# What is being asked
All the data must come back unchanged, except that pictures are left out.
#####
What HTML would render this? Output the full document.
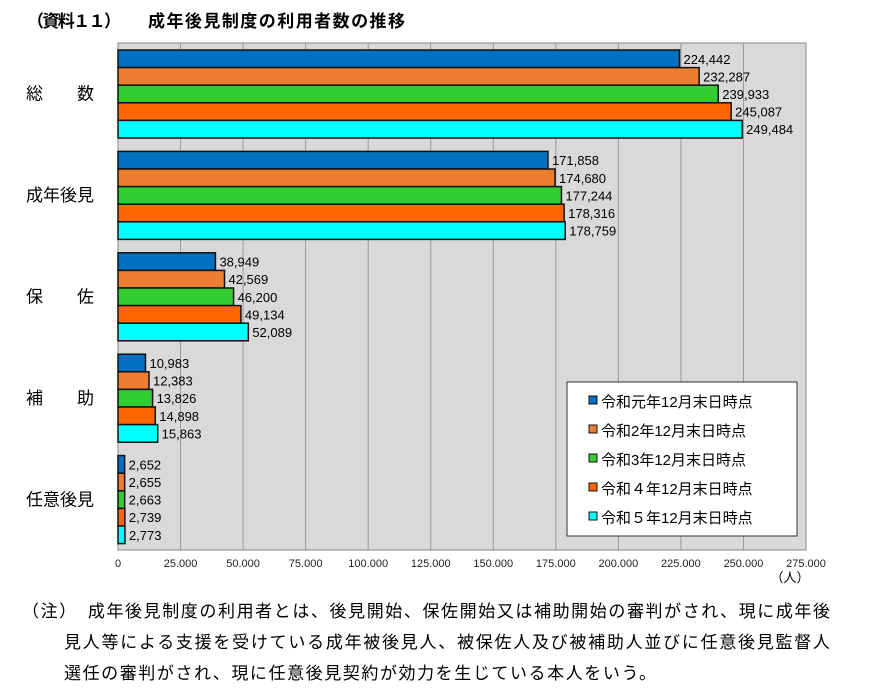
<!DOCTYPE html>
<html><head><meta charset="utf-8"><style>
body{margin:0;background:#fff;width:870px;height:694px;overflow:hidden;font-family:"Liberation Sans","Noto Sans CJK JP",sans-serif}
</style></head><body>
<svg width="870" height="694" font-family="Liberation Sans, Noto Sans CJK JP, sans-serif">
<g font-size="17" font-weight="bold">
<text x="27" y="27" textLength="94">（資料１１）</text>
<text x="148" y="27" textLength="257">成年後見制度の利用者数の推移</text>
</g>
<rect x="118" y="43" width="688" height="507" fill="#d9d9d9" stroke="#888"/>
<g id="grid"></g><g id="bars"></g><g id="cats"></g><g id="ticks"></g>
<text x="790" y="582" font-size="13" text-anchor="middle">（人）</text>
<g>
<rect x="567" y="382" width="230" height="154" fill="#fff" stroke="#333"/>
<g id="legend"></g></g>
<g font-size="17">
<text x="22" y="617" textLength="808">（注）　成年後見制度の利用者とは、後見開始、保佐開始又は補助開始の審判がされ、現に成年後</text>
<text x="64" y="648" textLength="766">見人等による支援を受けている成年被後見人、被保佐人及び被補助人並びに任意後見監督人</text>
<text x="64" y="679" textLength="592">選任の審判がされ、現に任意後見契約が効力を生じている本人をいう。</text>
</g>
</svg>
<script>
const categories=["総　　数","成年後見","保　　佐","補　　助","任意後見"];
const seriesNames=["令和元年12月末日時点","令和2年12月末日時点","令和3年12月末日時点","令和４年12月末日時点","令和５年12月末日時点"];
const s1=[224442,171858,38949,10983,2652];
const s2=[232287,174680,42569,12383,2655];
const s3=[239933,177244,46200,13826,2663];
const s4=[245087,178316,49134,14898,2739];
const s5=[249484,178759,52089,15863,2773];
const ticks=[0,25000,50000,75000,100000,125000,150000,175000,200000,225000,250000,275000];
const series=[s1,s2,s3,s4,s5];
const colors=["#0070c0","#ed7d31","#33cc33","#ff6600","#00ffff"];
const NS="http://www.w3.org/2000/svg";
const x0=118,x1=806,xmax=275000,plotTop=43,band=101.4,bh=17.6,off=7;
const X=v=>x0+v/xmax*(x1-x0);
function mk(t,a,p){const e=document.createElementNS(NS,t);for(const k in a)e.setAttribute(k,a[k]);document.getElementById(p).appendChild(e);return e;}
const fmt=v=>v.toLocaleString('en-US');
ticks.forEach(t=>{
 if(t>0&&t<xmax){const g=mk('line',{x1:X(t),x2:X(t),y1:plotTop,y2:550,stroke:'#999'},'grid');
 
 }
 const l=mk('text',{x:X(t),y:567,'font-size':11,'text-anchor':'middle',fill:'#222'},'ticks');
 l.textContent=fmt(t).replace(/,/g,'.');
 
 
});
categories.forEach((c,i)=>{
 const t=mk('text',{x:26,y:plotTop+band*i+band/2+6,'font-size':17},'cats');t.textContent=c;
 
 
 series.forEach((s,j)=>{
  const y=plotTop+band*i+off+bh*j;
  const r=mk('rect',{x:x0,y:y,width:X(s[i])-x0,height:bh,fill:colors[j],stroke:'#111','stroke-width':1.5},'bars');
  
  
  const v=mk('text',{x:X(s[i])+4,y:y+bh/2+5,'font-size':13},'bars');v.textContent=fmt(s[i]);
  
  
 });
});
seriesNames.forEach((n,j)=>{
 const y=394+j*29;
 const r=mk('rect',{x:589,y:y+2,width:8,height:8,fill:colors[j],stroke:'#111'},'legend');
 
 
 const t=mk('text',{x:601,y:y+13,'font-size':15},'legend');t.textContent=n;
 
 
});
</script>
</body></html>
#####
# Expected output
What HTML would render this? Output the full document.
<!DOCTYPE html>
<html><head><meta charset="utf-8"><style>
body{margin:0;background:#fff;width:870px;height:694px;overflow:hidden;font-family:"Liberation Sans","Noto Sans CJK JP",sans-serif}
</style></head><body>
<svg width="870" height="694" font-family="Liberation Sans, Noto Sans CJK JP, sans-serif">
<g font-size="17" font-weight="bold">
<text x="27" y="27" textLength="94">（資料１１）</text>
<text x="148" y="27" textLength="257">成年後見制度の利用者数の推移</text>
</g>
<rect x="118" y="43" width="688" height="507" fill="#d9d9d9" stroke="#888"/>
<g id="grid"></g><g id="bars"></g><g id="cats"></g><g id="ticks"></g>
<text x="790" y="582" font-size="13" text-anchor="middle">（人）</text>
<g>
<rect x="567" y="382" width="230" height="154" fill="#fff" stroke="#333"/>
<g id="legend"></g></g>
<g font-size="17">
<text x="22" y="617" textLength="808">（注）　成年後見制度の利用者とは、後見開始、保佐開始又は補助開始の審判がされ、現に成年後</text>
<text x="64" y="648" textLength="766">見人等による支援を受けている成年被後見人、被保佐人及び被補助人並びに任意後見監督人</text>
<text x="64" y="679" textLength="592">選任の審判がされ、現に任意後見契約が効力を生じている本人をいう。</text>
</g>
</svg>
<script>
const categories=["総　　数","成年後見","保　　佐","補　　助","任意後見"];
const seriesNames=["令和元年12月末日時点","令和2年12月末日時点","令和3年12月末日時点","令和４年12月末日時点","令和５年12月末日時点"];
const s1=[224442,171858,38949,10983,2652];
const s2=[232287,174680,42569,12383,2655];
const s3=[239933,177244,46200,13826,2663];
const s4=[245087,178316,49134,14898,2739];
const s5=[249484,178759,52089,15863,2773];
const ticks=[0,25000,50000,75000,100000,125000,150000,175000,200000,225000,250000,275000];
const series=[s1,s2,s3,s4,s5];
const colors=["#0070c0","#ed7d31","#33cc33","#ff6600","#00ffff"];
const NS="http://www.w3.org/2000/svg";
const x0=118,x1=806,xmax=275000,plotTop=43,band=101.4,bh=17.6,off=7;
const X=v=>x0+v/xmax*(x1-x0);
function mk(t,a,p){const e=document.createElementNS(NS,t);for(const k in a)e.setAttribute(k,a[k]);document.getElementById(p).appendChild(e);return e;}
const fmt=v=>v.toLocaleString('en-US');
ticks.forEach(t=>{
 if(t>0&&t<xmax){const g=mk('line',{x1:X(t),x2:X(t),y1:plotTop,y2:550,stroke:'#999'},'grid');
 
 }
 const l=mk('text',{x:X(t),y:567,'font-size':11,'text-anchor':'middle',fill:'#222'},'ticks');
 l.textContent=fmt(t).replace(/,/g,'.');
 
 
});
categories.forEach((c,i)=>{
 const t=mk('text',{x:26,y:plotTop+band*i+band/2+6,'font-size':17},'cats');t.textContent=c;
 
 
 series.forEach((s,j)=>{
  const y=plotTop+band*i+off+bh*j;
  const r=mk('rect',{x:x0,y:y,width:X(s[i])-x0,height:bh,fill:colors[j],stroke:'#111','stroke-width':1.5},'bars');
  
  
  const v=mk('text',{x:X(s[i])+4,y:y+bh/2+5,'font-size':13},'bars');v.textContent=fmt(s[i]);
  
  
 });
});
seriesNames.forEach((n,j)=>{
 const y=394+j*29;
 const r=mk('rect',{x:589,y:y+2,width:8,height:8,fill:colors[j],stroke:'#111'},'legend');
 
 
 const t=mk('text',{x:601,y:y+13,'font-size':15},'legend');t.textContent=n;
 
 
});
</script>
</body></html>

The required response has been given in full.